The Wired Ship

One can only imagine what early oceanographers would think of a modern research vessel like the Nathaniel B. Palmer.

Scientists aboard ships like HMS Challenger, which in 1872 mounted the first true oceanographic research cruise, had to struggle for every single measurement, in weather fair or foul. They determined depths by lowering a weight overboard and measuring how much line paid out until the weight struck the bottom. They gauged the ship's velocity by paying out a knotted line while enroute and counting the number of knots that slipped overboard per unit of time (thus "knots" as a measure of speed). They collected water samples using a primitive Niskin bottle that was triggered by a mechanical "messenger" sent along the down line, and measured water temperature using an inverting mercury thermometer.

Oceanographers still face some of the same challenges today, and actually use some instruments that have changed little since the days of the Challenger. But no one aboard the Challenger could have imagined the wealth of ocean, weather, and navigational data available to those aboard the Palmer.

Almost every room in the Palmer, including the bridge, wet and dry labs, common areas, staterooms, and bedrooms, features a TV that can be set to display an incredible array of data concerning the ship, the time, the ocean, and the weather.

The ship data show the vessel's speed, bearing, position (latitude and longitude) pitch and roll, and gyroscope readings. Video cameras provide continual real-time images of the bow, stern, port and starboard sides, CTD hangar, and winch. We find the CTD images particularly useful, as they allow us to pace our filtering in light of the CTD's location.

Temporal data includes displays of local (New Zealand) time, Greenwich Mean Time, time in various other cities, the calendar date, and the Julian date. Ocean data includes salinity, temperature, depth, partial pressure of carbon dioxide, and readings of ice coverage, fluorometry (a measure of primary production), gravity, and seafloor magnetism.

Meteorological data includes air temperature (currently 7.4° C), barometric pressure (981.9 mb), relative humidity (83.5%), wind chill (-25.3° C), wind speed (18 kts.) and wind direction (180). Onboard sensors also measure the amount of light available for photosynthesis, and the levels of infrared and ultraviolet radiation. Anyone who likes the Weather Channel (like me!) would love the Palmer.

Many of the controls are automated as well. Thus the CTD is controlled from a computer console in the warmth and safety of the electronics lab. The winches and crane can be operated remotely from the bridge.

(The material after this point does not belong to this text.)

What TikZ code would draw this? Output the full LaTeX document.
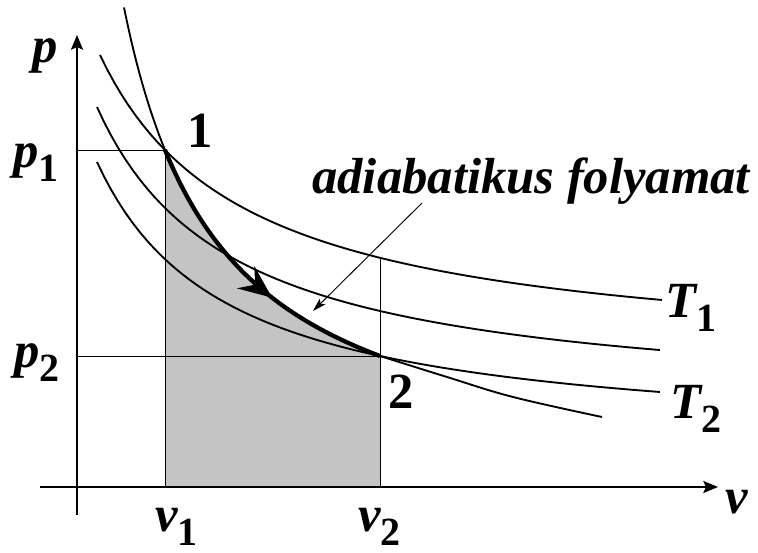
\documentclass[tikz,border=0pt]{standalone}
\usepackage{fontspec}
\setmainfont{Liberation Serif}
\usetikzlibrary{arrows.meta,decorations.markings}
\definecolor{areagray}{RGB}{196,196,196}
\newcommand\lowsub[1]{\raisebox{-11pt}{\fontsize{30}{32}\selectfont\upshape #1}}
\begin{document}
\begin{tikzpicture}[x=0.75pt,y=-0.75pt,
  lbl/.style={font=\fontsize{38}{40}\selectfont\bfseries\itshape, inner sep=0pt, anchor=base west},
  num/.style={font=\fontsize{38}{40}\selectfont\bfseries, inner sep=0pt, anchor=base west},
  guide/.style={line width=0.7pt},
  curve/.style={line width=1.4pt},
  adiab/.style={line width=3.2pt},
  axis/.style={line width=1.6pt, -{Stealth[length=11pt,width=9pt,inset=2pt]}},
  midarrow/.style={postaction={decorate},
    decoration={markings, mark=at position 0.6 with {\arrow{Stealth[length=25pt,width=21pt,inset=9pt]}}}},
]
\useasboundingbox (0,0) rectangle (758,553);
% key points
\coordinate (O) at (77,487);
\coordinate (P1) at (165,150);
\coordinate (P2) at (380,356);
\coordinate (V1) at (165,487);
\coordinate (V2) at (380,487);
\coordinate (V2top) at (380,258);
\coordinate (Yp1) at (77,150);
\coordinate (Yp2) at (77,356);
\coordinate (ybot) at (77,515);
\coordinate (ytop) at (77,35);
\coordinate (xleft) at (40,487);
\coordinate (xright) at (718,487);
\coordinate (annS) at (422,203);
\coordinate (annT) at (313,311);

% shaded work area
\begin{scope}[shift={(77,487)}, x=75pt, y=75pt]
  \fill[areagray] (0.88,0) -- plot[domain=0.88:3.03,samples=60] (\x,{-0.016+4.6866/(\x+0.504)}) -- (3.03,0) -- cycle;
\end{scope}

% guide lines
\draw[guide] (Yp1) -- (P1) -- (V1);
\draw[guide] (Yp2) -- (P2);
\draw[guide] (V2top) -- (V2);

\begin{scope}[shift={(77,487)}, x=75pt, y=75pt]
  % isotherms
  \draw[curve] plot[domain=0.23:5.85,samples=80] (\x,{1.233+4.5128/(\x+1.232)});
  \draw[curve] plot[domain=0.20:5.83,samples=80] (\x,{0.787+4.0672/(\x+1.15)});
  \draw[curve] plot[domain=0.20:5.83,samples=80] (\x,{0.419+3.6805/(\x+1.10)});
  % adiabat thin upper part
  \draw[curve] plot[domain=0.47:0.88,samples=30] (\x,{-0.016+4.6866/(\x+0.504)});
  % adiabat thick part 1 -> 2 with direction arrow
  \draw[adiab, midarrow] plot[domain=0.88:3.03,samples=60] (\x,{-0.016+4.6866/(\x+0.504)});
\end{scope}
% adiabat thin lower part
\draw[curve] plot[smooth,tension=0.6] coordinates {(380,356) (447,377) (513,397) (602,417)};

% axes
\draw[axis] (ybot) -- (ytop);
\draw[axis] (xleft) -- (xright);

% annotation
\draw[guide, -{Stealth[length=10pt,width=6pt,inset=2pt]}] (annS) -- (annT);

% labels
\node[lbl] (lp) at (32,62) {p};
\node[lbl] (lp1) at (13,167) {p\lowsub{1}};
\node[lbl] (lp2) at (14,367) {p\lowsub{2}};
\node[num] (l1) at (187,147) {1};
\node[num] (l2) at (388,408) {2};
\node[lbl] (lT1) at (665,317) {T\lowsub{1}};
\node[lbl] (lT2) at (670,418) {T\lowsub{2}};
\node[lbl] (lv1) at (155,531) {v\lowsub{1}};
\node[lbl] (lv2) at (358,531) {v\lowsub{2}};
\node[lbl] (lv) at (725,513) {v};
\node[lbl] (lad) at (312,193) {adiabatikus folyamat};
\end{tikzpicture}
\end{document}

Of course, all these data need to be managed and archived. The Palmer employs two computer technicians, who trade 12-hour shifts through the day.

Early oceanographers and sailors would also be amazed (as are we) by our ability to stay in touch with the outside world while at sea. The Palmer sends and receives e-mail at least twice daily, and also provides satellite phone service. The ship provides Internet access when in port.

Not that long ago, a sailor's message might take months or even years to reach its destination. Now we are dismayed because we won't be able to watch the Super Bowl live. We will however, be able to get real-time updates. Go, Patriots!

The Palmer's science programs are funded by the National Science Foundation's Office of Polar Programs (NSF/OPP). The vessel is owned and operated by Edison Chouest Offshore (ECO) and is chartered by Raytheon Polar Services under contract to the National Science Foundation.